Kaffeegeschichte ist ein kulturhistorisches Gesamtkunstwerk
Der Kaffeehistoriker Steven Topik von der University of California, Irvine, schreibt:
„Warum gerade Kaffee? Man könnte meinen, dass die theoretische Betrachtung der Weltgeschichte durch die Kaffeebrille den Gegenstand eher verdunkelt – aber das ist kein ,Kaffee-Fetischismus‘ oder gar der Versuch trendy zu sein im Sinne einer ,Starbucks-Revolution‘. Kaffee als Ware ist einer ernsthaften Betrachtung wert, weil er über Jahrhunderte hinweg seinen zentralen Platz in der Weltökonomie und im Leben von Millionen Menschen nachhaltig bewahrt hat … im Grunde haben ihn immer die armen Länder für die reichen produziert.“ (Topik/Clarence-Smith: The Global Coffee Economy in Africa, Asia and Latin America, 1500–1989, Cambrige University Press, New York 2003, Seite 2, eigene Übersetzung)
Von Äthiopien zum Anbau im Jemen
Bis 1720 kontrollierte der Jemen den Welthandel mit Kaffee.
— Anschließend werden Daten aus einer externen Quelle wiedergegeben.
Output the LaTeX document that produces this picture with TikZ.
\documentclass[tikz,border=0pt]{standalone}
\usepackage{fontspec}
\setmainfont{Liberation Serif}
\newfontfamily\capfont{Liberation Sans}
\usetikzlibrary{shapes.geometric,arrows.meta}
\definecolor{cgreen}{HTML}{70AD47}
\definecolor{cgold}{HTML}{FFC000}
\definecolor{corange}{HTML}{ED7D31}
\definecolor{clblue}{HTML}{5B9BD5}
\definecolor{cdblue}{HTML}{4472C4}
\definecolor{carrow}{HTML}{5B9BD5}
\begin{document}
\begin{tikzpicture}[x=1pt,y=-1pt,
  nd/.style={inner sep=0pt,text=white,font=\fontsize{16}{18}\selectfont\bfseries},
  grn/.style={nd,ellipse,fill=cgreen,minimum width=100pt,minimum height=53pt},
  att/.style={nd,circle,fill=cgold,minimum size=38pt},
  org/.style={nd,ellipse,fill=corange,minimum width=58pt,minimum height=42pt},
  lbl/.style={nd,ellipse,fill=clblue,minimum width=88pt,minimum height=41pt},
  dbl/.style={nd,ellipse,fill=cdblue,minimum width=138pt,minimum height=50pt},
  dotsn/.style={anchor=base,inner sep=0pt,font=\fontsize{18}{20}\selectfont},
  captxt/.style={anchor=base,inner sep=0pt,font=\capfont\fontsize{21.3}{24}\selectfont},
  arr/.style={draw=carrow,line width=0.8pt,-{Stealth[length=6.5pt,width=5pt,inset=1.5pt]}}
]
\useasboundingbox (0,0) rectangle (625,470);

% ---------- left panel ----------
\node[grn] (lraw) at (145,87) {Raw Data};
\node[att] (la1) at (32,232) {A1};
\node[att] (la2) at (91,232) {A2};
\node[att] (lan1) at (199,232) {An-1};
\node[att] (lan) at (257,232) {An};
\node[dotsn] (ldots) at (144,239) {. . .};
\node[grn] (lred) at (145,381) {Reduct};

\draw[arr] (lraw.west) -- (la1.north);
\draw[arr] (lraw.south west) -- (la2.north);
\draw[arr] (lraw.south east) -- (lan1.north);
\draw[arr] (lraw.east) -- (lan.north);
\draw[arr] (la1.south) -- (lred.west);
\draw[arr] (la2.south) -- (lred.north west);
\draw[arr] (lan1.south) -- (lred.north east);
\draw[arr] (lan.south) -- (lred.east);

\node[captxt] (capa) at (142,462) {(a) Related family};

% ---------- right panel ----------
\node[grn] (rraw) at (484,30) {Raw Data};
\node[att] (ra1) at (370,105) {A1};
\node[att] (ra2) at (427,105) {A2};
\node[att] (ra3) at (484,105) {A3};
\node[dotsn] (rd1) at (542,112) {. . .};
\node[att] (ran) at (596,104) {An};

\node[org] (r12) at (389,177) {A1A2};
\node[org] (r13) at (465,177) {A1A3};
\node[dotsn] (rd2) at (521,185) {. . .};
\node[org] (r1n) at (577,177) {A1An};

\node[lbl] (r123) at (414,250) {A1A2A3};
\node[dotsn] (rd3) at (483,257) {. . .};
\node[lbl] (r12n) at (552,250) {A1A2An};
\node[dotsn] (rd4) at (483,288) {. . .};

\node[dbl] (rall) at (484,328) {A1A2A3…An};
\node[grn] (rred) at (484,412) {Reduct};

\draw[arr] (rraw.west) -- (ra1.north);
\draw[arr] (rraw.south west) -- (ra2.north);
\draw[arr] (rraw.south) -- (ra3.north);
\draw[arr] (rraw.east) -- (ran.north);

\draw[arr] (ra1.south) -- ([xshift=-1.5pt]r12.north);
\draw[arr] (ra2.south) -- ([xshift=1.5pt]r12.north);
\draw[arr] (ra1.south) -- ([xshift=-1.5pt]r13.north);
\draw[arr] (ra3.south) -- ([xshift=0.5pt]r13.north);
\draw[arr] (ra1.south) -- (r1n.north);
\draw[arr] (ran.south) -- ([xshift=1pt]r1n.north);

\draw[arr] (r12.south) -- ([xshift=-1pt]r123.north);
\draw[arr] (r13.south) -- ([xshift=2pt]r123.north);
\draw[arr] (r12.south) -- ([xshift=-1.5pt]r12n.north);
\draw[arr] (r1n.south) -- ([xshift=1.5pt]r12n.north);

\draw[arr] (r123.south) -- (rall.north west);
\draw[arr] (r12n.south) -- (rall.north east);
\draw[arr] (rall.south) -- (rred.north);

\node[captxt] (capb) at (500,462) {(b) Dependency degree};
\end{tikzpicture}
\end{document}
Die Kolonialmächte tummeln sich mit ihren Schiffen im Hafen von Mokka. Von dort beziehen sie Kaffee, handeln mit ihm im Indischen Ozean und importieren ihn nach Europa. Die Holländer besorgen sich heimlich Pflanzen und keimfähigen Samen. Sie sind die ersten, die ihn in ihren asiatischen Kolonien anbauen.
Große Themen kennzeichnen den Weg des Kaffees:
Ökonomie, Ökologie, Politik, Kultur und
als „soziales Getränk“ im Alltag:
- Kaffee ist Teil von Kolonialismus und Imperialismus.
- Er ist verwoben mit Sklaverei und Sklavenhandel.
- Er steht für frühe Globalisierung und Agrobusiness.
- Kaffeehäuser waren und sind neue „öffentliche Orte“ in Orient und Okzident.
- Kaffee ist Symbol für Opposition, Kritik und Revolution.
- Kaffee steht für Kommunikation und Geselligkeit.
- Er ist „Cash-Crop“ für die Exportbilanz der Entwicklungsländer.
- Er ist ein wichtiges Exportprodukt der Länder des Südens.
- Kaffee ist Teil von Börsenspekulation mit Agrargütern, von Warentermin- und Derivatehandel.
- Er markiert das Elend der Kaffeebauern und damit Formen des Neokolonialismus.
- Er war und ist das Leitprodukt des FairenHandels.
- Klimaveränderungen bedrohen den Kaffeeanbau – Wildkaffee wird seit 2018 auf der Internationalen Roten Liste als „gefährdet“ eingestuft. Umgekehrt bedroht Kaffeeanbau aber auch das Weltklima durch Erschließung neuer Felder und Plantagen mittels Waldrodung.
Das Getränk
Kaffee war als Getränk stets Begleiter aller Denker, Revoluzzer und Widerständigen und Oppositionellen. Die Kaffeehäuser galten immer als die „Pflanzstätten des Aufruhrs“. William Ukers schreibt 1935 in seinem Klassiker „All about Coffee“:
„Wo auch immer er eingeführt wurde, bedeutet er Revolution. Er war das radikalste Getränk der Welt, weil seine Funktion stets darin bestand, die Menschen zum Denken zu bewegen. Und wenn die Menschen anfingen zu denken, wurden sie den Tyrannen gefährlich.“
Seit dem 16. Jhdt. nahm der Fortschritt immer erst im Kopf Gestalt an. Dabei war das Kaffeehaus ein unverzichtbarer Ort und Kaffee war die Geistesnahrung. So kann die Kultur des Kaffeetrinkens auch als kleiner Teil der Sozial- und Kulturgeschichte der Moderne gelesen werden.
Vom Verbot zum Weltgetränk
Kaffee war in Europa nicht von Anfang an willkommen. Genau wie bei seiner Eroberung der islamischen Welt wurden religiöse, weltanschauliche und ökonomische Gründe gegen ihn ins Feld geführt.
- Kaffeeverbote im Islam des 16. und 17. Jahrhunderts
- Unterdrückung der Kaffeeschenken als „Seminaris of Insurrection“
unter Charles II. in England (17. Jhdt.) - Umfassender staatlicher Spitzeleinsatz und Schließung Pariser Cafés
vor und nach der Revolution (18. Jhdt.) - Kaffeeverbote unter Friedrich dem Großen und in anderen deutschen
Landen und im übrigen Europa (18. Jhdt.)
Trotzdem eroberten sich der Kaffee und seine Häuser einen festen Platz im Alltag der Menschen weltweit.